The country's communications and media commission this week told the network that its licence to operate would be revoked for one year.
The commission's letter cited "continuing violations and offences and persistent media discourse instigating violence and sectarianism".
The network's foreign staff were already unable to enter Iraq because the authorities had made it difficult for them to obtain visas, the network's Iraqi bureau chief Walid Ibrahim told AFP.
An Al Jazeera insider told MEE that the network had been "caught in the crossfire" of the chaos engulfing Iraq's politics, where factions led by the Prime Minister Haider al-Abadi and his predecessor Nouri al-Malaki are vying for control of proposed reforms of government.
Imran Khan, the English channel's correspondent in Baghdad, said on Twitter he had not had one complaint on his coverage in his three years in the city.
#Iraq shuts down Al Jazeera offices Baghdad citing code of conduct. Disappointed. In 3 years they never once complained about my reporting.
— Imran Khan (@ajimran) April 27, 2016
Al Jazeera said in a statement that it was told on Wednesday that its licence to operate inside Iraq would be withdrawn, and its journalists had been banned due to "violations of the official codes of conduct and broadcasting rules and regulations".
The network said it was “shocked and bewildered” by the decision, and promised to continue its coverage of Iraq for its audience there and around the world.
"Al Jazeera is committed to its editorial principles in the coverage of current affairs in Iraq.
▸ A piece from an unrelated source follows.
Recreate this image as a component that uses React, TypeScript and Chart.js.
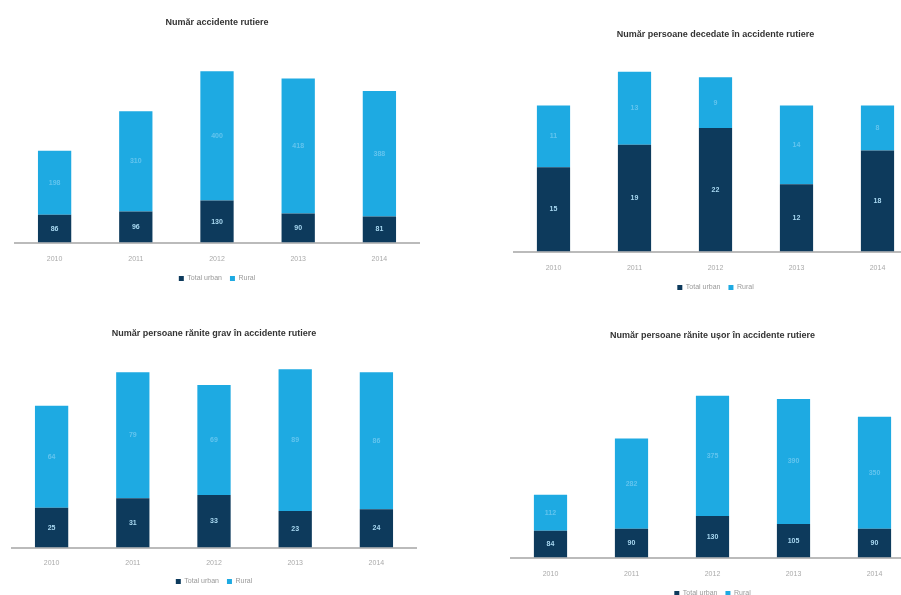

It abides by its code of ethics in its coverage and programming, and by the highest global standards of professionalism, and has been doing so since its launch," it said in a statement.
The network denied any violations of professional journalism standards in its news coverage and programming.
The commission's decision "contradicts the promises of the Iraqi government to protect freedom of speech," the statement said.
"The network hopes that its Baghdad bureau can resume operations as soon as possible, in the spirit of the press freedoms guaranteed by the Iraqi constitution."
Al Jazeera has suffered several tempory bans from Iraq since the 2003 war, and from several other countries in the Middle East including Egypt, Algeria and Bahrain.
Three of its English channel journalists were imprisoned in Egypt in 2013 for more than a year over the network's reporting of the coup against former president Mohamed Morsi.